BENGHAZI, Libya (Reuters) - Nine Libyan soldiers were killed in the eastern city of Benghazi on Tuesday by a suicide bomber and in ensuing clashes between troops and Islamist fighters, medics and military sources said.
Forces loyal to Libya’s internationally recognized government have been fighting Islamist groups in the country’s second-largest city since last year, part of a wider struggle since Muammar Gaddafi was overthrown and killed in 2011.
A suicide bomber rammed a car laden with explosives into a group of soldiers during a street battle in the city center near Benghazi’s Mediterranean port, killing three soldiers and wounding eleven, medics said.
Shortly afterwards, Islamist fighters blamed by the army for the suicide bombing attacked troops loyal to the official government in the same area. Six more soldiers were killed and 10 wounded in the fighting, medics said.
Clashes between Islamist fighters and government forces continued after nightfall in central Benghazi.
Army forces backed by armed residents have regained some areas in Benghazi lost to the Islamist brigades last year. But critics say their war planes and heavy guns have turned parts of the city into rubble without gaining much on the ground.

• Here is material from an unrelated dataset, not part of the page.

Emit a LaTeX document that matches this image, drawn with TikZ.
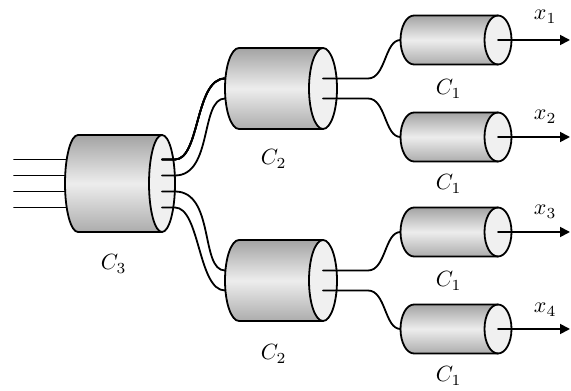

The Benghazi fighting highlights the chaos in Libya, where two rival governments are vying for control. The official prime minister has been based in the east since the capital Tripoli was seized by a rival group that set up its own government.
Both sides command loose coalitions of former anti-Gaddafi rebels who, after the strongman’s ouster in 2011, split into factions along political, regional and tribal lines.
Islamic State has exploited the chaos by launching suicide bombings, executing foreigners and staging attacks against embassies in Tripoli.